One must call a halt somewhere, particularly as space is limited, but I would, at this stage, like to thank all those readers who have been interested enough to drop me a line, saying how pleased they have been with this series. I hope a little, if not all of it has been of benefit to most. One reader brought up a question which had worried him quite a lot and I think my reply may be of interest to all readers.

His problem was this. "What do you do if, having asked for the loan of a pound note, you find that the one tendered is a dirty scruffy looking thing, which under no circumstances matches the one you have already planted?" The most obvious answer to this is, "Have two notes planted, one clean and one dirty", but it wasn't the reply I sent to this interested reader. My solution was as follows :


Have a reasonably clean note planted, and if the one tendered is a long way short of matching your own, from the point of view of cleanliness and condition, thank the gentleman, but don't attempt to take the note. Ask him to retain it in his possession for a moment and then ask if any other gentelman will also be sporty enough to volunteer one. The chances are greatly in your favour that the second note will be a better match than the first, and having two volunteers, you now announce that you are going to leave it to the audience to choose who is to be the unlucky person. Those last few words will bring a laugh, but they also enable you, the performer, to make a "conjurer's choice" of it, for whichever is chosen, you turn to him and say. "I'm sorry sir, as you see it is out of my hands. The audience has chosen you and you are the unlucky one". Turning to the second volunteer, "May I have your note sir?"

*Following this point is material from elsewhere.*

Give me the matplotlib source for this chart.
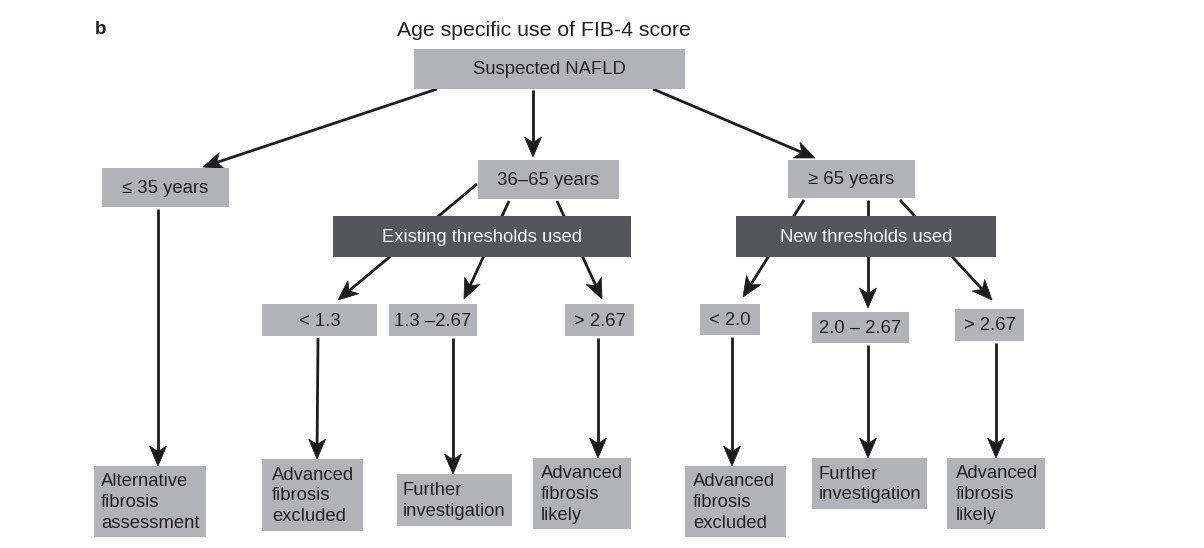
import matplotlib
matplotlib.use("Agg")
import matplotlib.pyplot as plt
from matplotlib.patches import Rectangle, Polygon
import numpy as np

plt.rcParams['font.family'] = ['Liberation Sans', 'DejaVu Sans']

# ---------------- content ----------------
title = "Age specific use of FIB-4 score"
panel_label = "b"

root_label = "Suspected NAFLD"
age_labels = ["\u2264 35 years", "36\u201365 years", "\u2265 65 years"]
threshold_headers = ["Existing thresholds used", "New thresholds used"]
existing_cutoffs = ["< 1.3", "1.3 \u20132.67", "> 2.67"]
new_cutoffs = ["< 2.0", "2.0 \u2013 2.67", "> 2.67"]
young_outcome = "Alternative\nfibrosis\nassessment"
outcomes = ["Advanced\nfibrosis\nexcluded", "Further\ninvestigation", "Advanced\nfibrosis\nlikely"]

# ---------------- layout (pixel boxes: x0, y0, x1, y1) ----------------
LIGHT = "#b2b3b6"
DARK = "#555659"
TXT = "#231f20"
LINE = "#1c1c1c"

boxes = {
    "root": (414, 49, 685, 89),
    "young": (102, 168, 229, 207),
    "mid": (478, 160, 619, 199),
    "old": (788, 160, 915, 198),
    "exist": (333, 216, 631, 257),
    "new": (736, 216, 996, 257),
    "m1": (262, 304, 377, 336),
    "m2": (389, 304, 477, 336),
    "m3": (565, 304, 634, 336),
    "o1": (700, 304, 760, 335),
    "o2": (812, 312, 909, 343),
    "o3": (955, 309, 1024, 341),
    "y_out": (94, 466, 206, 537),
    "m1_out": (262, 459, 363, 531),
    "m2_out": (397, 474, 512, 526),
    "m3_out": (533, 458, 631, 529),
    "o1_out": (685, 466, 786, 537),
    "o2_out": (812, 458, 927, 509),
    "o3_out": (947, 458, 1045, 529),
}
out_text_x = {"y_out": 101, "m1_out": 272, "m2_out": 403, "m3_out": 541,
              "o1_out": 693, "o2_out": 819, "o3_out": 956}

labels = {"root": root_label,
          "young": age_labels[0], "mid": age_labels[1], "old": age_labels[2],
          "exist": threshold_headers[0], "new": threshold_headers[1],
          "m1": existing_cutoffs[0], "m2": existing_cutoffs[1], "m3": existing_cutoffs[2],
          "o1": new_cutoffs[0], "o2": new_cutoffs[1], "o3": new_cutoffs[2],
          "y_out": young_outcome,
          "m1_out": outcomes[0], "m2_out": outcomes[1], "m3_out": outcomes[2],
          "o1_out": outcomes[0], "o2_out": outcomes[1], "o3_out": outcomes[2]}

# arrows: (start, tip)
arrows = [
    ((437, 89), (203, 167)),
    ((533, 90), (533, 157)),
    ((653, 89), (815, 158)),
    ((477, 184), (338, 300)),
    ((509, 201), (464, 299)),
    ((557, 201), (602, 299)),
    ((804, 200), (743, 297)),
    ((868, 200), (868, 308)),
    ((900, 200), (992, 300)),
    ((158, 209), (158, 466)),
    ((318, 338), (317, 459)),
    ((453, 338), (453, 474)),
    ((598, 338), (598, 458)),
    ((732, 337), (732, 466)),
    ((868, 345), (868, 458)),
    ((996, 343), (996, 458)),
]

W, H = 1204, 548
fig = plt.figure(figsize=(W / 100, H / 100), dpi=100)
ax = fig.add_axes([0, 0, 1, 1])
ax.set_xlim(0, W)
ax.set_ylim(H, 0)
ax.axis("off")

FS = 13.3

# arrows (behind boxes)
HL, HW, NOTCH = 20.0, 17.0, 0.72
for (x0, y0), (x1, y1) in arrows:
    d = np.array([x1 - x0, y1 - y0], float)
    L = np.hypot(*d)
    u = d / L
    p = np.array([-u[1], u[0]])
    tip = np.array([x1, y1], float)
    back = tip - HL * u
    notch = tip - NOTCH * HL * u
    ax.plot([x0, notch[0]], [y0, notch[1]], color=LINE, lw=2.0,
            solid_capstyle="butt", zorder=1)
    poly = Polygon([tip, back + HW / 2 * p, notch, back - HW / 2 * p],
                   closed=True, facecolor=LINE, edgecolor=LINE, lw=0.5, zorder=1.5)
    ax.add_patch(poly)

for key, (x0, y0, x1, y1) in boxes.items():
    dark = key in ("exist", "new")
    ax.add_patch(Rectangle((x0, y0), x1 - x0, y1 - y0,
                           facecolor=DARK if dark else LIGHT, edgecolor="none", zorder=2))
    cy = (y0 + y1) / 2
    if key.endswith("_out"):
        ax.text(out_text_x[key], cy + 1, labels[key], ha="left", va="center",
                fontsize=FS, color=TXT, linespacing=1.27, zorder=3)
    else:
        ax.text((x0 + x1) / 2, cy + 1, labels[key], ha="center", va="center",
                fontsize=FS, color="white" if dark else TXT, zorder=3)

ax.text(543.5, 31, title, ha="center", va="center", fontsize=15.3, color=TXT)
ax.text(95, 29, panel_label, ha="left", va="center", fontsize=13.5,
        fontweight="bold", color=TXT)

fig.savefig("out.png", dpi=100)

Suppose the one with the clean note is indicated, this time you turn to him and say "You see what I mean, sir? The audience has chosen you to be the unlucky one. May I have your note?"

This remark will also get a laugh, and turning to the first volunteer you say "You're lucky, sir. You can put your note away". So you will see that the use of a very simple, everyday phrase gets you out of a difficulty, and, needless to add, the same ruse may be employed if, by chance, you are offered an old brown coloured pound note. There are one or two about, even yet, so, be ready.

Now I must leave you to prepare bananas, candles, thumb tips, envelopes and what have you and I do so with two wishes. One, that you have at least found one item of use to you and. two, may you always have "Money to Burn".